Earlier today I saw a post in which the author stated that correcting for perspective in post-processing would lead to serious problems:
There is quite a bit of loss in image definition if you do a significant amount of correction for converging verticals in an image editor. You can get far better results with a view camera or a tilt/shift lens. If you only photograph for the web, then maybe the image editor approach is ok, but for reasonably large prints?
While that point of view is widely held and often repeated, in my experience a blanket statement like this is not totally correct – it may come down to the definition of “significant.” I find that in many cases the degradation of the image is so small as to be insignificant or even invisible at 100% magnification, and it is most often completely invisible even in fairly good size prints. (This is not to suggest that those making severe corrections, in architectural photography for example, would not be better served by using a tilt/shift DSLR lens or a MF or LF system.)
Rather than just accepting statements like this, I like to test them. In the past I’ve tested and written about the option of correcting for lens distortions in post- processing: A Test: Correcting Lens Distortion in Post Processing. Here I want to extend this concept to using post-processing techniques for the correction of perspective distortion and for leveling the image.
The photograph I’ll use was shot handheld using a full-frame Canon 5D with the EF 35mm f/2 lens, one of my favorites for street photography. First a small version of the final photograph:
Borch’s Iron Works and Machine Shop – old metal shop building in the downtown area of San Jose, California. © Copyright G Dan Mitchell – all rights reserved.
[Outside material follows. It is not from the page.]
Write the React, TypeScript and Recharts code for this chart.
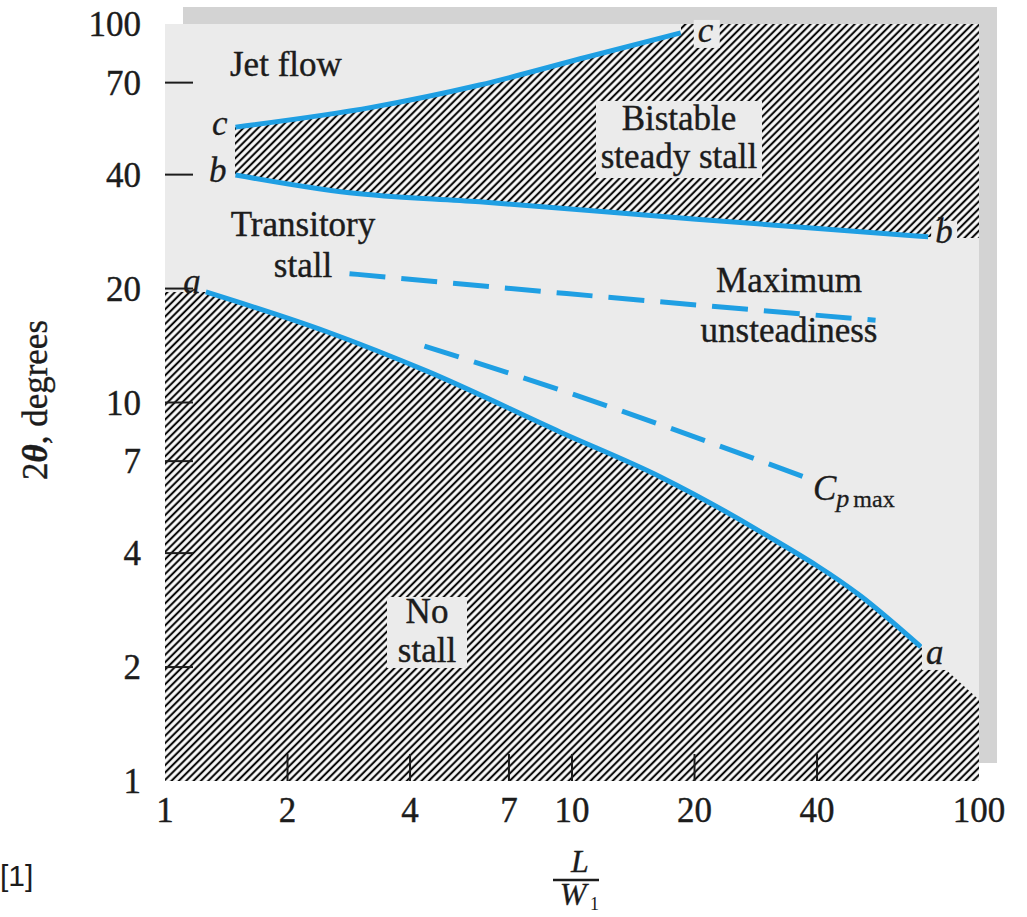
import { ComposedChart, Area, Line, XAxis, YAxis, ReferenceDot } from 'recharts';

// L/W1 vs 2θ (degrees) along each regime boundary
const lineAX = [1.26, 2.49, 4.4, 9.34, 16.5, 29, 51.2, 72];
const lineAY = [19.6, 15.4, 12.1, 8.36, 6.36, 4.56, 3.08, 2.26];
const lineBX = [1.49, 2.84, 5.93, 20.2, 75];
const lineBY = [39.9, 35.8, 33.9, 30.5, 27.4];
const lineCX = [1.49, 3.24, 5.93, 10.9, 18.5];
const lineCY = [53.4, 60.3, 69.0, 81.8, 94.7];
const unsteadyX = [2.84, 9.7, 55.7];
const unsteadyY = [21.9, 19.4, 16.5];
const cpMaxX = [4.34, 9.34, 39];
const cpMaxY = [14.1, 10.8, 6.24];

const xTicks = [1, 2, 4, 7, 10, 20, 40, 100];
const yTicks = [1, 2, 4, 7, 10, 20, 40, 70, 100];

const zip = (xs: number[], ys: number[]) => xs.map((x, i) => ({ x, y: ys[i] }));

const lineA = zip(lineAX, lineAY);
const lineB = zip(lineBX, lineBY);
const lineC = zip(lineCX, lineCY);
const unsteady = zip(unsteadyX, unsteadyY);
const cpMax = zip(cpMaxX, cpMaxY);

// hatched regions: no stall (under a), bistable (between b and c / top edge)
const noStall = [{ x: 1, y: 19.6 }, ...lineA, { x: 100, y: 1.64 }];
const bistableTop = [...lineC, { x: 18.5, y: 100 }, { x: 100, y: 100 }];
const bistableUnder = [...lineB, { x: 100, y: 27.2 }];

const W = 1027;
const H = 917;
const PLOT_LEFT = 165;
const PLOT_BOTTOM = 781;
const BG = '#ebebeb';
const BLUE = '#1f9fe3';
const INK = '#1c1c1c';
const SERIF = '"Liberation Serif", "Times New Roman", serif';

const XTick = (props: any) => {
  const { x, payload } = props;
  const v = payload.value;
  return (
    <g>
      {v !== 1 && v !== 100 && (
        <line x1={x} x2={x} y1={PLOT_BOTTOM - 27} y2={PLOT_BOTTOM} stroke={INK} strokeWidth={2} />
      )}
      <text x={x} y={822} textAnchor="middle" fontSize={35} fontFamily={SERIF} fill={INK} stroke={INK} strokeWidth={0.4}>
        {v}
      </text>
    </g>
  );
};

const YTick = (props: any) => {
  const { y, payload } = props;
  const v = payload.value;
  return (
    <g>
      {v !== 1 && v !== 100 && (
        <line x1={PLOT_LEFT} x2={PLOT_LEFT + 28} y1={y} y2={y} stroke={INK} strokeWidth={2} />
      )}
      <text x={141} y={y + 12} textAnchor="end" fontSize={35} fontFamily={SERIF} fill={INK} stroke={INK} strokeWidth={0.4}>
        {v}
      </text>
    </g>
  );
};

// italic letter next to a curve end, optionally on a cleared box
const curveTag = (text: string, dx: number, dy: number, anchor: 'start' | 'end', boxed: boolean) =>
  (props: any) => {
    const vb = props.viewBox || {};
    const tx = vb.x + dx;
    const ty = vb.y + dy;
    const bx = anchor === 'start' ? tx - 4 : tx - 22;
    return (
      <g>
        {boxed && <rect x={bx} y={ty - 22} width={26} height={28} fill={BG} />}
        <text x={tx} y={ty} textAnchor={anchor} fontSize={35} fontStyle="italic" fontFamily={SERIF} fill={INK} stroke={INK} strokeWidth={0.3}>
          {text}
        </text>
      </g>
    );
  };

export default function App() {
  const txt = { fontSize: 35, fontFamily: SERIF, fill: INK, stroke: INK, strokeWidth: 0.4 };
  return (
    <div style={{ position: 'absolute', left: 0, top: 0, width: W, height: H, background: '#fff' }}>
      <style>{'.crisp-area path { shape-rendering: crispEdges; }'}</style>
      <svg width={0} height={0} style={{ position: 'absolute' }}>
        <defs>
          <pattern id="hatch" patternUnits="userSpaceOnUse" width={5.2} height={5.2} patternTransform="rotate(45)">
            <rect width={5.2} height={5.2} fill="#fbfbfb" />
            <line x1={2.6} y1={0} x2={2.6} y2={5.2} stroke="#0a0a0a" strokeWidth={2.1} />
          </pattern>
        </defs>
      </svg>
      <div style={{ position: 'absolute', left: 183, top: 7, width: 814, height: 756, background: '#d3d3d3' }} />
      <div style={{ position: 'absolute', left: PLOT_LEFT, top: 24, width: 814, height: 757, background: BG }} />
      <div style={{ position: 'absolute', left: 0, top: 0 }}>
        <ComposedChart width={W} height={H} margin={{ top: 24, right: 48, bottom: 96, left: 105 }}>
          <XAxis
            dataKey="x"
            type="number"
            scale="log"
            domain={[1, 100]}
            ticks={xTicks}
            allowDataOverflow
            height={40}
            axisLine={false}
            tickLine={false}
            tick={<XTick />}
            interval={0}
          />
          <YAxis
            dataKey="y"
            type="number"
            scale="log"
            domain={[1, 100]}
            ticks={yTicks}
            allowDataOverflow
            width={60}
            axisLine={false}
            tickLine={false}
            tick={<YTick />}
            interval={0}
          />
          <Area className="crisp-area" data={bistableTop} dataKey="y" type="linear" baseValue={1} stroke="none" fill="url(#hatch)" fillOpacity={1} isAnimationActive={false} />
          <Area className="crisp-area" data={bistableUnder} dataKey="y" type="linear" baseValue={1} stroke="none" fill={BG} fillOpacity={1} isAnimationActive={false} />
          <Area data={noStall} dataKey="y" type="linear" baseValue={1} stroke="none" fill="url(#hatch)" fillOpacity={1} isAnimationActive={false} />
          <Line data={lineA} dataKey="y" type="monotone" stroke={BLUE} strokeWidth={5} dot={false} isAnimationActive={false} />
          <Line data={lineB} dataKey="y" type="monotone" stroke={BLUE} strokeWidth={5} dot={false} isAnimationActive={false} />
          <Line data={lineC} dataKey="y" type="monotone" stroke={BLUE} strokeWidth={5} dot={false} isAnimationActive={false} />
          <Line data={unsteady} dataKey="y" type="monotone" stroke={BLUE} strokeWidth={5} strokeDasharray="36 16" dot={false} isAnimationActive={false} />
          <Line data={cpMax} dataKey="y" type="monotone" stroke={BLUE} strokeWidth={5} strokeDasharray="36 16" dot={false} isAnimationActive={false} />
          <ReferenceDot x={lineAX[0]} y={lineAY[0]} r={0} label={curveTag('a', -5, 1, 'end', false)} />
          <ReferenceDot x={lineAX[lineAX.length - 1]} y={lineAY[lineAY.length - 1]} r={0} label={curveTag('a', 5, 17, 'start', true)} />
          <ReferenceDot x={lineBX[0]} y={lineBY[0]} r={0} label={curveTag('b', -9, 7, 'end', false)} />
          <ReferenceDot x={lineBX[lineBX.length - 1]} y={lineBY[lineBY.length - 1]} r={0} label={curveTag('b', 7, 6, 'start', true)} />
          <ReferenceDot x={lineCX[0]} y={lineCY[0]} r={0} label={curveTag('c', -8, 8, 'end', false)} />
          <ReferenceDot x={lineCX[lineCX.length - 1]} y={lineCY[lineCY.length - 1]} r={0} label={curveTag('c', 17, 9, 'start', true)} />
        </ComposedChart>
      </div>
      <svg width={W} height={H} style={{ position: 'absolute', left: 0, top: 0, pointerEvents: 'none' }}>
        <text x={230} y={76} {...txt}>Jet flow</text>
        <text x={303} y={236} textAnchor="middle" {...txt}>Transitory</text>
        <text x={303} y={277} textAnchor="middle" {...txt}>stall</text>
        <rect x={596} y={101} width={166} height={77} fill={BG} />
        <text x={679} y={130} textAnchor="middle" {...txt}>Bistable</text>
        <text x={679} y={168} textAnchor="middle" {...txt}>steady stall</text>
        <text x={789} y={292} textAnchor="middle" {...txt}>Maximum</text>
        <text x={789} y={342} textAnchor="middle" {...txt}>unsteadiness</text>
        <rect x={387} y={597} width={80} height={71} fill={BG} />
        <text x={427} y={623} textAnchor="middle" {...txt}>No</text>
        <text x={427} y={662} textAnchor="middle" {...txt}>stall</text>
        <text x={813} y={500} fontFamily={SERIF} fill={INK} stroke={INK} strokeWidth={0.3}>
          <tspan fontSize={35} fontStyle="italic">C</tspan>
          <tspan fontSize={26} fontStyle="italic" dy={7}>p</tspan>
          <tspan fontSize={24} dx={4}>max</tspan>
        </text>
        <text transform="translate(47,400) rotate(-90)" textAnchor="middle" {...txt}>
          2<tspan fontStyle="italic" fontWeight="bold">θ</tspan>, degrees
        </text>
        <text x={580} y={872} textAnchor="middle" fontSize={32} fontStyle="italic" fontFamily={SERIF} fill={INK} stroke={INK} strokeWidth={0.3}>L</text>
        <line x1={553} x2={599} y1={880} y2={880} stroke={INK} strokeWidth={2.5} />
        <text x={573} y={905} textAnchor="middle" fontSize={32} fontStyle="italic" fontFamily={SERIF} fill={INK} stroke={INK} strokeWidth={0.3}>W</text>
        <text x={590} y={910} fontSize={18} fontFamily={SERIF} fill={INK}>1</text>
        <text x={0} y={886} fontSize={30} fontFamily='"Liberation Sans", Arial, sans-serif' fill={INK}>[1]</text>
      </svg>
    </div>
  );
}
Next is the same image with the same post-processing, except that the corrections to horizontal alignment and perspective have been left out:
Borch’s Iron Works and Machine Shop – old metal shop building in the downtown area of San Jose, California. Uncorrected version. © Copyright G Dan Mitchell – all rights reserved.
Yup, that’s what happens when you shoot street and shoot handheld. ;-)
In this example we can clearly see several problems that need fixing. First, the image is not level – it tilts down to the right. Second, the vertical lines begin to converge toward the top of the image. Third, since the camera’s sensor was not perfectly parallel to the building wall, the right side of the building recedes and gets smaller as the horizontal lines become closer together toward the right edge.
In my view, the uncorrected version of this photograph is not usable. On the other hand, I’m not likely to start doing street photography with a tripod and a tilt shift lens any time soon! Correction in post seems to be a reasonable option. (And, to cut to the chase, the corrected version seen above really does make a nice print.)
The next image includes two versions of roughly the same section of the photograph at 100% magnification. The crops come from the lower left area of the full image and include the conduit on the wall in the area in full sun. I could have used a section from all the way in the corner, but given the low contrast in that area the difference between the samples would be even harder to see – so I’ll stick with the section where the conduit provides a more visible contrast and frame of reference. Depending on your monitor, this resolution is equivalent to looking at a small section from a print that would be perhaps 50″ or 60″ wide. (Hint: that would be a very big print for a DSLR original – significantly larger than almost anyone ever produces! Made many 60″ x 40″ prints recently?)
100% magnification from lower left area of ‘Borch’s Iron Works and Machine Shop’ – two versions. © Copyright G Dan Mitchell – all rights reserved.
I believe that if you know what to look for and you inspect this 100% crop very closely you can detect a small difference in the “sharpness” of the two photographs – but it is quite subtle even when viewed at 100%. In practical terms, however, this tiny effect that is just barely visible under close inspection at 100% in side-by-side comparisons on the screen is entirely insignificant in a print. Even with a very close inspection it would be quite invisible in a print of, say, 18″ x 24″ and probably even larger. Bottom line: Both would produce very sharp prints at very large sizes and essentially no one would comment that one is sharper than the other… though quite a few might notice that the corrected image looks a whole lot less distorted in the spatial sense.
Note: Article text edited/updated for clarity on 4/27/13.
This reinforces my belief that any degradation to the image quality that occurs when lens distortion, perspective, and/or horizontal level are corrected carefully during the post-processing stage can be very minimal and in the majority of situations will be invisible in prints.